You Don’t Have to be the Smartest Person in the Room

by Toddie Brummels

Human Connection

For some of us, it’s easy not to be the “smartest person in the room” (enter snide comment here). For others, it’s more difficult to simply sit and absorb before speaking up; sharing viewpoints and knowledge is a must. Of course there’s nothing wrong with sharing your knowledge, but sometimes we all need to be quiet and learn. In fact, you might be surprised at how much you can learn (and even how much more effectively you can lead) by NOT speaking out sometimes.

One of the most valuable jobs I have ever held was being a server at a restaurant. I truly believe this has made me much stronger in my career, and everyone should do this job, even if just for a day. The keys to being a good server are listening and observing. Understanding the needs of your customer is never easy, and the needs of the person sitting in front of you are always unique. Creating a great experience from beginning to end comes down to the ability to learn and adapt from moment to moment. The art of serving is incredibly difficult and challenging, and it quickly teaches you to be comfortable not being the smartest in the room.
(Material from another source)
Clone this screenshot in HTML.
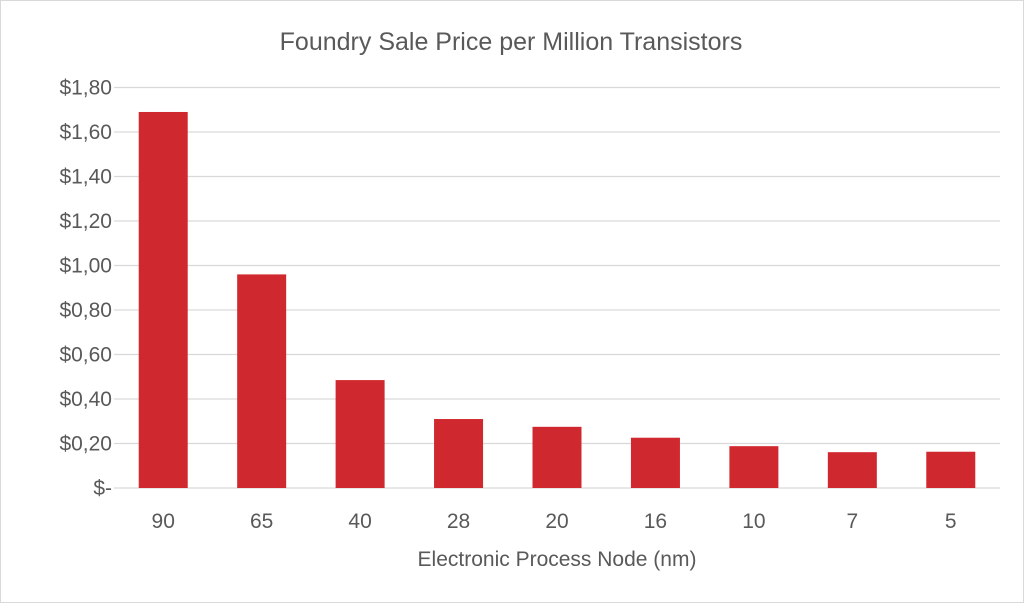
<!DOCTYPE html>
<html><head><meta charset="utf-8"><style>
html,body{margin:0;padding:0;background:#fff}
#c{width:1024px;height:603px;position:relative;box-sizing:border-box;border:1px solid #d9d9d9}
text{font-family:"Liberation Sans",sans-serif;fill:#595959}
</style></head><body>
<div id="c">
<svg id="s" width="1022" height="601" viewBox="1 1 1022 601" xmlns="http://www.w3.org/2000/svg">
<text x="511" y="50" text-anchor="middle" font-size="25">Foundry Sale Price per Million Transistors</text>
<text x="557" y="566" text-anchor="middle" font-size="21">Electronic Process Node (nm)</text>
<g id="grid"></g><g id="bars"></g><g id="yl"></g><g id="xl"></g>
</svg>
</div>
<script>
const categories=["90","65","40","28","20","16","10","7","5"];
const values=[1.69,0.96,0.485,0.31,0.275,0.226,0.188,0.161,0.163];
const yTicks=[0,0.2,0.4,0.6,0.8,1.0,1.2,1.4,1.6,1.8];
const yTickLabels=["$-","$0,20","$0,40","$0,60","$0,80","$1,00","$1,20","$1,40","$1,60","$1,80"];
const NS="http://www.w3.org/2000/svg";
const x0=114,x1=1000,y0=488,yTop=87.5,yMax=1.8;
const y=v=>y0-(v/yMax)*(y0-yTop);
const bw=(x1-x0)/categories.length;
const xc=i=>x0+bw*(i+0.5);
function mk(t,a){const e=document.createElementNS(NS,t);for(const k in a)e.setAttribute(k,a[k]);return e;}
const grid=document.getElementById('grid'),bars=document.getElementById('bars'),yl=document.getElementById('yl'),xl=document.getElementById('xl');
yTicks.forEach((v,i)=>{
 const l=mk('line',{x1:x0,x2:x1,y1:y(v),y2:y(v),stroke:'#d9d9d9','stroke-width':1.3});
 
 
 grid.appendChild(l);
 const t=mk('text',{x:112,y:y(v)+7,'text-anchor':'end','font-size':21});
 t.textContent=yTickLabels[i];
 
 
 yl.appendChild(t);
});
categories.forEach((c,i)=>{
 const w=49;
 const r=mk('rect',{x:xc(i)-w/2,y:y(values[i]),width:w,height:y0-y(values[i]),fill:'#d0282f'});
 
 
 bars.appendChild(r);
 const t=mk('text',{x:xc(i),y:528,'text-anchor':'middle','font-size':21});
 t.textContent=c;
 
 
 xl.appendChild(t);
});
</script>
</body></html>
If you’ve never been a server, how do you go about learning to listen and observe? First, be humble. You’ve heard the motto, “The customer is always right.” This doesn’t mean that every customer truly does everything perfect and right, but it does mean it’s your job to make them feel that way. Imagine how your fellow employees would feel if you treated them like everything they said or did had value. Affirmation builds confidence, and confidence fosters new and creative ideas. 

Second, be observant and meet people where they are. As a server, when I would first greet a table, I would observe the details of the people at the table: the tone of their voices, the amount of eye contact, and how engaged or chatty they were. From those quick observations, it was pretty clear which customers wanted me to simply be an order taker, and those who wanted to ask questions and engage in the experience.

So how does this connect to the world of business and meetings? If you walk into a room looking to “serve” great ideas, or to simply observe, what would that mean? It means you let someone else be the smartest in the room (be quiet and listen). It means they might have ideas that are new and fresh, even if you aren’t expecting that. It means you are going to be challenged by others in the room. All too often creativity and problem solving are squashed by the rationale of someone who feels the need to constantly lead the charge. So if that’s you, leave the room open to others’ ideas; let the stage be someone else’s and really try to observe and learn.

In your next meeting, sip your coffee, smile, and let the ideas soak in. Learn, challenge yourself, and most definitely DO NOT be the smartest in the room. It will make you stronger in your career and life.